# Which Country's Pension?



## Cairokid (Sep 15, 2009)

This is looking quite a way ahead but my husband turned 60 this summer so we are thinking of retirement in a few years and we'll probably stay in Greece when we do.

There seem to be a lot of people on this forum who are far more knowledgeable about financial matters than I.

When he retires he will have paid almost 30 years into the UK social security system and about 15 years into the Greek one (TEBE not IKA)

We've been told he can claim a pension in both countries or transfer all the contributions into one. We've also been told we can choose where to draw the pension - Greece or the UK.

Does anyone know if that is true?

If so where in your experience is best? We've been told the TEBE pension is higher than a UK one and, if we are living here, it would make sense to have a pension in euro.

However he has probably paid more into the UK system.

Everywhere above that I have put "we've been told" is just hearsay from friends. We don't actually know anyone who has done it!

Is there anyone on the forum who could share their experience or who could tell us who to contact to find out? 

I have also paid TEBE but only for a few years so don't know if that will count for anything.

As I say, lots of time to work it out, but thought I'd ask while I was answering another post anyway.

Many thanks.


----------



## stefania (Nov 29, 2009)

*OAEE and UK*



Cairokid said:


> This is looking quite a way ahead but my husband turned 60 this summer so we are thinking of retirement in a few years and we'll probably stay in Greece when we do.
> 
> 
> When he retires he will have paid almost 30 years into the UK social security system and about 15 years into the Greek one (TEBE not IKA)
> ...


First thing you should know is TEBE is called OAEE as of two years ago, so the most current information will be easier for you to look up. Also, the Greek social insurance funds are undergoing an overhaul right now due to the Greek economy, so anything you're told today may not be true by the time you retire.

It is true you can opt to collect pensions from one or both (in consolidation), but I find it's best to consult directly with OAEE and your UK representative when it's time. You risk getting dodgy advice and info otherwise.


----------



## Cairokid (Sep 15, 2009)

Thanks Stefania

Of course you are absolutely right and we will contact the appropriate bodies nearer the time.

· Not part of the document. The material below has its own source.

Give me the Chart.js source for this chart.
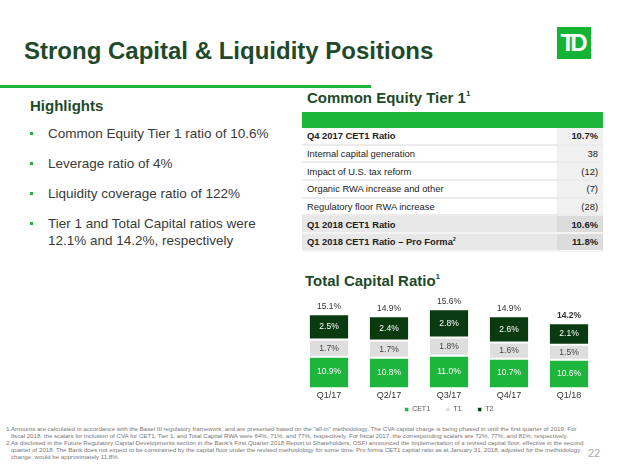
<!DOCTYPE html>
<html>
<head>
<meta charset="utf-8">
<script src="https://cdn.jsdelivr.net/npm/chart.js@4.4.1/dist/chart.umd.min.js"></script>
<style>
  html, body { margin: 0; padding: 0; }
  body {
    width: 624px; height: 467px; position: relative; overflow: hidden;
    background: #fff; font-family: "Liberation Sans", Arial, sans-serif; color: #333;
  }
  .abs { position: absolute; white-space: nowrap; }
  #title { left: 24px; top: 37px; font-size: 24px; font-weight: bold; color: #1e4a2a; line-height: 28px; }
  #rule { left: 0; top: 85px; width: 371px; height: 3px; background: #1db53c; }
  #logo {
    left: 557px; top: 27px; width: 34px; height: 32px; background: #14b334;
    color: #fff; font-family: "Liberation Sans", Arial, sans-serif; font-weight: bold; font-size: 24px;
    line-height: 32px; text-align: center; letter-spacing: -5px; text-indent: -5px;
  }
  .head { font-size: 15px; font-weight: bold; color: #1e4a2a; line-height: 18px; }
  .head sup { font-size: 8px; vertical-align: 7px; line-height: 0; }
  #bullets { left: 30px; top: 125px; margin: 0; padding: 0; list-style: none; font-size: 13.5px; color: #3a3a3a; }
  #bullets li { position: relative; padding-left: 18px; line-height: 17px; margin-bottom: 13px; }
  #bullets li::before {
    content: ""; position: absolute; left: 0; top: 7px; width: 3px; height: 3px; background: #1db53c;
  }
  #cet1 { left: 302px; top: 112px; width: 301px; border-collapse: collapse; font-size: 9.4px; color: #222; }
  #cet1 th { background: #1db53c; height: 16px; padding: 0; }
  #cet1 td { height: 15.7px; padding: 0 5px; border-bottom: 2px solid #ececec; line-height: 15px; }
  #cet1 td.v { text-align: right; background: #f0f0f0; width: 36px; }
  #cet1 tr.b td { font-weight: bold; }
  #cet1 tr.s td { background: #e8e8e8; border-bottom-color: #f4f4f4; }
  #cet1 tr.s td.v { background: #dcdcdc; }
  #cet1 sup { font-size: 5px; vertical-align: 4px; line-height: 0; }
  #chartBox { left: 299px; top: 288px; width: 300px; height: 135px; }
  .fn { font-size: 6.15px; color: #777; line-height: 7px; }
  #page { left: 588px; top: 447px; font-size: 11px; color: #aaa; }
</style>
</head>
<body>
  <div id="title" class="abs">Strong Capital &amp; Liquidity Positions</div>
  <div id="rule" class="abs"></div>
  <div id="logo" class="abs">TD</div>

  <div class="abs head" style="left:30px; top:97px;">Highlights</div>
  <ul id="bullets" class="abs"></ul>

  <div class="abs head" style="left:307px; top:89px;">Common Equity Tier 1<sup>1</sup></div>
  <table id="cet1" class="abs"></table>

  <div class="abs head" style="left:305px; top:272px;">Total Capital Ratio<sup>1</sup></div>
  <div id="chartBox" class="abs"><canvas id="capChart"></canvas></div>

  <div class="abs fn" style="left:6px; top:425px;">1.</div>
  <div class="abs fn" style="left:11px; top:425px;">Amounts are calculated in accordance with the Basel III regulatory framework, and are presented based on the "all-in" methodology. The CVA capital charge is being phased in until the first quarter of 2019. For</div>
  <div class="abs fn" style="left:11px; top:432px;">fiscal 2018, the scalars for inclusion of CVA for CET1, Tier 1, and Total Capital RWA were 64%, 71%, and 77%, respectively. For fiscal 2017, the corresponding scalars are 72%, 77%, and 81%, respectively.</div>
  <div class="abs fn" style="left:6px; top:439px;">2.</div>
  <div class="abs fn" style="left:11px; top:439px;">As disclosed in the Future Regulatory Capital Developments section in the Bank's First Quarter 2018 Report to Shareholders, OSFI announced the implementation of a revised capital floor, effective in the second</div>
  <div class="abs fn" style="left:11px; top:446px;">quarter of 2018. The Bank does not expect to be constrained by the capital floor under the revised methodology for some time. Pro forma CET1 capital ratio as at January 31, 2018, adjusted for the methodology</div>
  <div class="abs fn" style="left:11px; top:453px;">change, would be approximately 11.8%.</div>
  <div id="page" class="abs">22</div>

<script>
// highlights
const highlights = [
    'Common Equity Tier 1 ratio of 10.6%',
    'Leverage ratio of 4%',
    'Liquidity coverage ratio of 122%',
    'Tier 1 and Total Capital ratios were<br>12.1% and 14.2%, respectively'
];

// CET1 walk table
const walkLabels = [
    'Q4 2017 CET1 Ratio',
    'Internal capital generation',
    'Impact of U.S. tax reform',
    'Organic RWA increase and other',
    'Regulatory floor RWA increase',
    'Q1 2018 CET1 Ratio',
    'Q1 2018 CET1 Ratio \u2013 Pro Forma<sup>2</sup>'
];
const walkValues = ['10.7%', '38', '(12)', '(7)', '(28)', '10.6%', '11.8%'];
const walkStyle = ['b', '', '', '', '', 'b s', 'b s'];

// total capital ratio chart
const quarters = ['Q1/17', 'Q2/17', 'Q3/17', 'Q4/17', 'Q1/18'];
const cet1 = [10.9, 10.8, 11.0, 10.7, 10.6];
const tier1 = [1.7, 1.7, 1.8, 1.6, 1.5];
const tier2 = [2.5, 2.4, 2.8, 2.6, 2.1];
const totals = [15.1, 14.9, 15.6, 14.9, 14.2];

document.getElementById('bullets').innerHTML =
    highlights.map(h => `<li>${h}</li>`).join('');

document.getElementById('cet1').innerHTML =
    '<tr><th colspan="2"></th></tr>' +
    walkLabels.map((l, i) =>
        `<tr class="${walkStyle[i]}"><td>${l}</td><td class="v">${walkValues[i]}</td></tr>`
    ).join('');

const FONT = '"Liberation Sans", Arial, sans-serif';

const barLabels = {
    id: 'barLabels',
    afterDatasetsDraw(chart) {
        const ctx = chart.ctx;
        const bottom = chart.chartArea.bottom;
        ctx.save();
        ctx.textAlign = 'center';
        ctx.textBaseline = 'middle';
        ctx.font = '8.5px ' + FONT;
        chart.data.datasets.forEach((ds, di) => {
            chart.getDatasetMeta(di).data.forEach((bar, i) => {
                const base = Math.min(bar.base, bottom);
                ctx.fillStyle = ds.labelColor;
                ctx.fillText(ds.data[i].toFixed(1) + '%', bar.x, (bar.y + base) / 2);
            });
        });
        // totals above each stack
        ctx.fillStyle = '#333';
        chart.getDatasetMeta(2).data.forEach((bar, i) => {
            ctx.font = (i === totals.length - 1 ? 'bold ' : '') + '8.5px ' + FONT;
            ctx.fillText(totals[i].toFixed(1) + '%', bar.x, bar.y - 7.5);
        });
        ctx.restore();
    }
};

new Chart(document.getElementById('capChart'), {
    type: 'bar',
    data: {
        labels: quarters,
        datasets: [
            { label: 'CET1', data: cet1, backgroundColor: '#1db53c', labelColor: '#fff' },
            { label: 'T1', data: tier1, backgroundColor: '#dedede', labelColor: '#444' },
            { label: 'T2', data: tier2, backgroundColor: '#0a3b10', labelColor: '#fff' }
        ]
    },
    options: {
        responsive: true,
        maintainAspectRatio: false,
        animation: false,
        layout: { padding: { top: 8, bottom: 0 } },
        datasets: {
            bar: {
                categoryPercentage: 1,
                barPercentage: 0.67,
                borderWidth: 1,
                borderColor: 'rgba(255,255,255,0.55)',
                borderSkipped: false
            }
        },
        scales: {
            x: {
                stacked: true,
                grid: { display: false, drawTicks: false },
                border: { display: false },
                ticks: { color: '#333', padding: 3, font: { size: 9, family: FONT } }
            },
            y: {
                stacked: true,
                display: false,
                min: 7.9,
                max: 16.9
            }
        },
        plugins: {
            legend: {
                position: 'bottom',
                labels: {
                    usePointStyle: true,
                    pointStyle: 'rect',
                    boxWidth: 4,
                    boxHeight: 4,
                    padding: 2,
                    color: '#555',
                    font: { size: 7, family: FONT },
                    // wider gaps between the legend entries
                    generateLabels(chart) {
                        const items = Chart.defaults.plugins.legend.labels.generateLabels(chart);
                        items.forEach((it, i) => {
                            if (i < items.length - 1) it.text += '\u2003\u2003';
                        });
                        return items;
                    }
                }
            },
            tooltip: { enabled: false }
        }
    },
    plugins: [barLabels]
});
</script>
</body>
</html>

I just wondered if any other Brits had personal experiences to share of either drawing a Greek pension or transferring contributions over. I find it can be really useful to hear what other people have done so you know what questions to ask, what problems might arise, etc.

We settled here more by chance than design (it's a long story ...) so we did not do any 'homework'as we might have done had we planned to come here to work. We still have much to learn...

Although we know some ex-pats who work for international companies the only other foreigners we know who are running businesses here are Dutch and things are not always the same in the Netherlands as the UK.

I am very pleased to have found this forum and thank you for replying.


----------